CREATE TABLE swaps_store (
`entityId` STRING,
`protocol` STRING,
`chainId` BIGINT,
`poolId` STRING,
`amount0` STRING,
`amount1` STRING,
`amount0USD` FLOAT,
`amount1USD` FLOAT,
`amountUSD` FLOAT,
`hourBucket` STRING,
`dayBucket` STRING,
`weekBucket` STRING,
`monthBucket` STRING,
`blockTimestamp` BIGINT,
PRIMARY KEY (`entityId`) NOT ENFORCED
) PARTITIONED BY (`entityId`) WITH (
-- As oppose to stream example above, we need to read all the
-- existing data from database (vs incoming stream)
'connector' = 'database',
'mode' = 'read',
'namespace' = '{{ namespace }}',
'entity-type' = 'Swap',
-- OPTIONALLY for large amounts of data (e.g. 100m swaps)
-- you can instruct Flink to partition in smaller batches
-- which means job won't fail due to memory constraints.
--
-- 'scan.partition.num' = '1000',
-- 'scan.partition.column' = 'blockTimestamp',
-- 'scan.partition.lower-bound' = '1577917612',
-- 'scan.partition.upper-bound' = '1702247157'
);
-- Exactly same as "stremaing" example above we need to create
-- a virtual table for the destination entityType.

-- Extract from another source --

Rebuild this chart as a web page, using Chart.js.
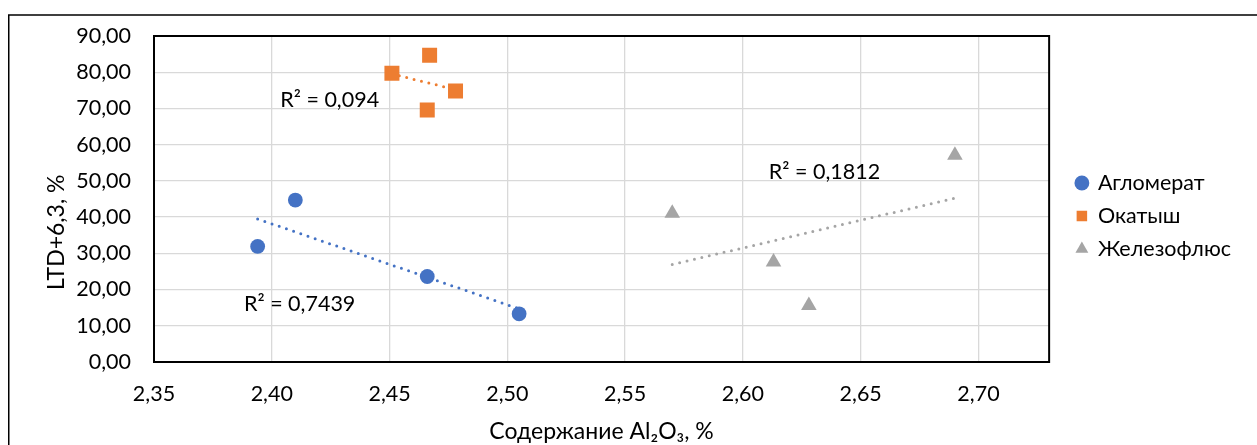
<!DOCTYPE html>
<html>
<head>
<meta charset="utf-8">
<script src="https://cdn.jsdelivr.net/npm/chart.js@4.4.1/dist/chart.umd.min.js"></script>
<style>
    html, body { margin: 0; padding: 0; background: #fff; }
    #wrap { position: relative; width: 1257px; height: 445px; }
</style>
</head>
<body>
<div id="wrap"><canvas id="al2o3_ltd"></canvas></div>
<script>
var seriesNames = ["Агломерат", "Окатыш", "Железофлюс"];
var seriesColors = ["#4472C4", "#ED7D31", "#A5A5A5"];

var aglomeratX = [2.394, 2.410, 2.466, 2.505];
var aglomeratY = [31.9, 44.7, 23.6, 13.3];
var okatyshX = [2.451, 2.467, 2.478, 2.466];
var okatyshY = [79.7, 84.7, 74.8, 69.6];
var zhelezoX = [2.570, 2.613, 2.628, 2.690];
var zhelezoY = [41.1, 27.6, 15.6, 57.1];

var xTickValues = [2.35, 2.40, 2.45, 2.50, 2.55, 2.60, 2.65, 2.70];
var yTickValues = [0, 10, 20, 30, 40, 50, 60, 70, 80, 90];

var xTitle = "Содержание Al₂O₃, %";
var yTitle = "LTD+6,3, %";

var r2Texts = ["R² = 0,7439", "R² = 0,094", "R² = 0,1812"];
// где стоят подписи R² (в единицах осей, левый край текста)
var r2AtX = [2.3882, 2.4036, 2.611];
var r2AtY = [16.0, 72.3, 52.5];

(function () {
    "use strict";

    var canvas = document.getElementById("al2o3_ltd");
    if (!canvas || typeof Chart === "undefined") {
        return;
    }

    var font = "Lato, 'Open Sans', sans-serif";
    Chart.defaults.font.family = font;
    Chart.defaults.color = "#000";

    function points(xs, ys) {
        return xs.map(function (x, i) {
            return { x: x, y: ys[i] };
        });
    }

    // линейный тренд по МНК, от минимального до максимального x
    function trend(xs, ys) {
        var n = xs.length, mx = 0, my = 0, sxy = 0, sxx = 0;
        for (var i = 0; i < n; i++) {
            mx += xs[i] / n;
            my += ys[i] / n;
        }
        for (var j = 0; j < n; j++) {
            sxy += (xs[j] - mx) * (ys[j] - my);
            sxx += (xs[j] - mx) * (xs[j] - mx);
        }
        var k = sxy / sxx;
        var x0 = Math.min.apply(null, xs), x1 = Math.max.apply(null, xs);
        return [
            { x: x0, y: my + k * (x0 - mx) },
            { x: x1, y: my + k * (x1 - mx) },
        ];
    }

    function comma(v) {
        return Number(v).toFixed(2).replace(".", ",");
    }

    var xsList = [aglomeratX, okatyshX, zhelezoX];
    var ysList = [aglomeratY, okatyshY, zhelezoY];
    var styles = ["circle", "rect", "triangle"];
    var radii = [7.4, 10.6, 9];

    var datasets = [];
    seriesNames.forEach(function (name, i) {
        datasets.push({
            label: name,
            data: points(xsList[i], ysList[i]),
            pointStyle: styles[i],
            pointRadius: radii[i],
            pointHoverRadius: radii[i],
            backgroundColor: seriesColors[i],
            borderColor: seriesColors[i],
            borderWidth: 0,
            order: 1,
        });
    });
    seriesNames.forEach(function (name, i) {
        datasets.push({
            label: "trend " + name,
            data: trend(xsList[i], ysList[i]),
            showLine: true,
            pointRadius: 0,
            pointHoverRadius: 0,
            borderColor: seriesColors[i],
            borderWidth: 3,
            borderDash: [0, 7.6],
            borderCapStyle: "round",
            fill: false,
            order: 2,
        });
    });

    var decor = {
        id: "decor",
        beforeDraw: function (chart) {
            var ctx = chart.ctx;
            ctx.save();
            ctx.strokeStyle = "#000";
            ctx.lineWidth = 1.5;
            ctx.beginPath();
            ctx.moveTo(8.75, chart.height);
            ctx.lineTo(8.75, 15);
            ctx.lineTo(chart.width, 15);
            ctx.stroke();
            ctx.restore();
        },
        beforeDatasetsDraw: function (chart) {
            var a = chart.chartArea, ctx = chart.ctx;
            ctx.save();
            ctx.strokeStyle = "#000";
            ctx.lineWidth = 2;
            ctx.strokeRect(a.left, a.top, a.right - a.left, a.bottom - a.top);
            ctx.restore();
        },
        afterDatasetsDraw: function (chart) {
            var ctx = chart.ctx, sx = chart.scales.x, sy = chart.scales.y;
            ctx.save();
            ctx.fillStyle = "#000";
            ctx.textBaseline = "middle";

            ctx.font = "21.5px " + font;
            ctx.textAlign = "left";
            r2Texts.forEach(function (t, i) {
                ctx.fillText(t, sx.getPixelForValue(r2AtX[i]), sy.getPixelForValue(r2AtY[i]));
            });

            // подпись оси Y сидит ниже середины области построения
            ctx.font = "23px " + font;
            ctx.textAlign = "center";
            ctx.translate(57, sy.getPixelForValue(35.8));
            ctx.rotate(-Math.PI / 2);
            ctx.fillText(yTitle, 0, 0);
            ctx.restore();
        },
    };

    new Chart(canvas, {
        type: "scatter",
        data: { datasets: datasets },
        options: {
            responsive: true,
            maintainAspectRatio: false,
            animation: false,
            layout: {
                padding: { top: 36, right: 16, bottom: 0, left: 0 },
            },
            plugins: {
                tooltip: { enabled: false },
                legend: {
                    position: "right",
                    fullSize: false,
                    title: {
                        display: true,
                        text: " ",
                        font: { size: 10 },
                        padding: 11,
                    },
                    labels: {
                        usePointStyle: true,
                        boxWidth: 10.5,
                        boxHeight: 10.5,
                        padding: 11.5,
                        font: { size: 21.5 },
                        color: "#000",
                        filter: function (item) {
                            return item.datasetIndex < seriesNames.length;
                        },
                    },
                },
            },
            scales: {
                x: {
                    type: "linear",
                    min: 2.35,
                    max: 2.73,
                    afterBuildTicks: function (scale) {
                        scale.ticks = xTickValues.map(function (v) {
                            return { value: v };
                        });
                    },
                    afterFit: function (scale) {
                        scale.height = 83;
                    },
                    ticks: {
                        padding: 19,
                        maxRotation: 0,
                        autoSkip: false,
                        font: { size: 21.5 },
                        color: "#000",
                        callback: comma,
                    },
                    grid: { color: "#d9d9d9", lineWidth: 1.3, drawTicks: false },
                    border: { display: false },
                    title: {
                        display: true,
                        text: xTitle,
                        font: { size: 23 },
                        color: "#000",
                        padding: { top: 0, bottom: 0 },
                    },
                },
                y: {
                    type: "linear",
                    min: 0,
                    max: 90,
                    afterBuildTicks: function (scale) {
                        scale.ticks = yTickValues.map(function (v) {
                            return { value: v };
                        });
                    },
                    afterFit: function (scale) {
                        scale.width = 154;
                    },
                    ticks: {
                        padding: 23,
                        font: { size: 21.5 },
                        color: "#000",
                        callback: comma,
                    },
                    grid: { color: "#d9d9d9", lineWidth: 1.3, drawTicks: false },
                    border: { display: false },
                },
                gap: {
                    type: "linear",
                    position: "right",
                    display: true,
                    grid: { display: false },
                    ticks: { display: false },
                    border: { display: false },
                    afterFit: function (scale) {
                        scale.width = 16;
                    },
                },
            },
        },
        plugins: [decor],
    });
})();
</script>
</body>
</html>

-- Here we create a temporary inmemory view table that is basically an aggregated
-- table grouped by "Pool" and SUMs the USD-values and BigNumber-values
CREATE TABLE pool_stats_sink (
`entityId` STRING,
`protocol` STRING,
`chainId` BIGINT,
`poolId` STRING,
`granularity` STRING,
`timeBucket` STRING,
`bucketTimestamp` BIGINT,
`volumeUSD` FLOAT,
`volumeToken0` STRING,
`volumeToken1` STRING,
`volumeToken0USD` FLOAT,
`volumeToken1USD` FLOAT,
PRIMARY KEY (`entityId`) NOT ENFORCED
) PARTITIONED BY (`entityId`) WITH (
'connector' = 'database',
'mode' = 'write',
'namespace' = '{{ namespace }}',
'entity-type' = 'PoolStat'
);
-- Here we create a temporary in-memory view table that is basically an aggregated
-- table grouped by "Pool" and SUMs the USD-values and BigNumber-values
CREATE VIEW swap_volumes_buckets AS
SELECT
`poolId` || ':' || `hourBucket` as `entityId`,
`protocol`,
`chainId`,
`poolId`,
'hour' as `granularity`,
`hourBucket` as `timeBucket`,
MAX(`blockTimestamp`) as `bucketTimestamp`,
COALESCE(SUM(`amountUSD`), 0) as `volumeUSD`,
-- SUM_BN() is a custom function already imported in all Flink deployments
-- usedful for Web3-context where we have many values with 18 decimal
-- like "wei" value of ERC20 transfers:
COALESCE(SUM_BN(`amount0`), '0') as `volumeToken0`,
COALESCE(SUM_BN(`amount1`), '0') as `volumeToken1`,
COALESCE(SUM(`amount0USD`), 0) as `volumeToken0USD`,
COALESCE(SUM(`amount1USD`), 0) as `volumeToken1USD`
FROM
swaps_store
GROUP BY
`protocol`,
`chainId`,
`poolId`,
`hourBucket`
;
-- Finally we would "upsert" the data into our final destination entity-type.
-- Remember that due to how Flink works order of fields here must be
-- exact same as table definition above.
INSERT INTO
pool_stats_sink
SELECT
-- Each upsert must have at least "entityId" otherwise the connector does not
-- know what ID to use.
-- In this case we are creating an entityId based on Pool address + hourBucket
-- which is defined in the above definition of swap_volumes_buckets view.
`entityId`,
`protocol`,
`chainId`,
`poolId`,
`granularity`,
`timeBucket`,
`bucketTimestamp`,
`volumeUSD`,
`volumeToken0`,
`volumeToken1`,
`volumeToken0USD`,
`volumeToken1USD`
FROM
swap_volumes_buckets;
Now we need to add this aggregation definition in the manifest.yml so when you deploy the cluster this job starts working:
# ...
enrichers:
- id: pool-volume-buckets-batch
engine: flink
inputSql: ./src/aggregations/pool-volume-buckets/batch.sql
Deploy your cluster to get this enricher running:
flair deploy
Manually trigger the batch job, this might take few minutes to provision the required resources and runners:
flair enricher trigger pool-volume-buckets-batch
Now this job will upsert all the historical entities in your namespace. Remember, to sync this data to your own database (e.g. Postgres) the flow is described in Database docs.